Eve, of her own free will, disobeyed. Mary, of her own free will, said yes. 

We celebrate her birth because she was prepared by God (“the Lord is with thee”) to close the door to the curse of human sin by opening her womb to the New Adam. She is not our Savior, but she is the image of what it means to be saved. By saying yes, she conceived Jesus in her heart before conceiving him in her womb. At the wedding at Cana, she told the servants to do whatever he told them. She was at the foot of the cross. And she was in the Upper Room waiting on his Holy Spirit. 

That is the Christian life - to receive the Lord Jesus in our hearts, to do whatever he tells us, to kneel before his Sacrifice on the Cross, and to pray for his Holy Spirit. 

All was not lost. Nothing is impossible with God.

Today we bring into the household of God two precious children. A cynical voice might ask what kind of a world are we bringing new life into? They might even ask if it is just to bring new life into a world that is so uncertain and where each week we seem to find a new low in devaluing human dignity. 

They might ask what kind of a Church is initiating them into Christ? This past week, the latest statistics for the Episcopal Church were released and they are bad. The Episcopal Church is losing people at a mortal rate. Let me put it this way: there are more Episcopal Churches with an average Sunday attendance of 10 people or fewer than churches with an average attendance of 300 or more. St Timothy’s is in the top 250 of all Episcopal Churches in terms of attendance. And we aren’t huge. 

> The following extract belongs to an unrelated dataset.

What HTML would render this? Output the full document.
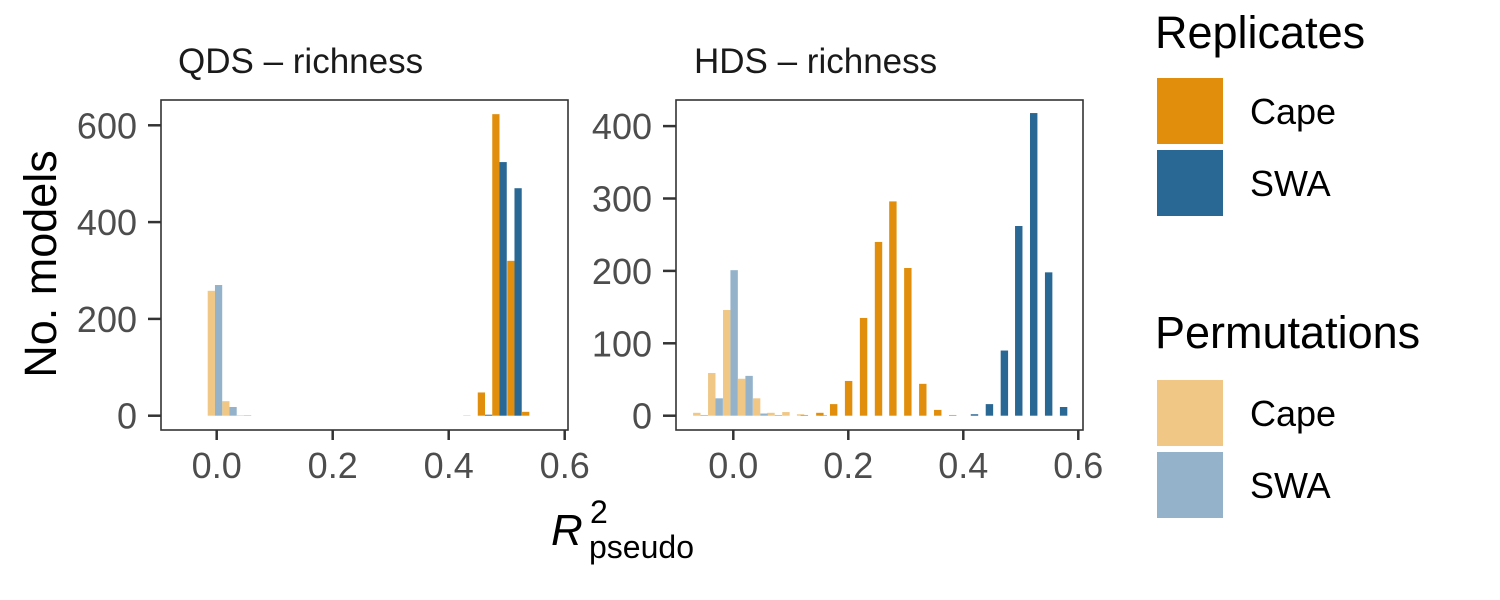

In both our world and in the Church, it seems as if nature is sighing and that we are intent wholly on our taste, naught else regarded. Paradise feels lost. 

Sometimes we must endure banishment in order to turn our gaze toward real hope and not the manufactured salvation that only extends our exile. The world may seem lost, but tomorrow’s mass shooting and next week’s exploitation of the innocent has already been nailed to the cross with Our Lord. The Church may seem weakened, but she cannot, and she will not, die.

Are we ready to ask the Lord to help us to hear, “Nothing is impossible with God”?

The Nativity of the Virgin is our gift. Her birth reminds us that Paradise is never lost and that the most desolate of situations, the most impossible of circumstances are the preferred canvas for God to reveal a masterpiece. Her birth reminds us that, through faith in her Son, we can and will find the seeds of hope in the face of exile.

Her fidelity stands on the head of evil and her Son crushes its head.

Are we ready to ask the Lord to help us to conceive the Lord in our heart, to do whatever he says, to kneel at the Cross, and to pray for his Holy Spirit. Are we willing, are we ready to say, with the Mother of the Church, “Let it be done to me according to thy word?”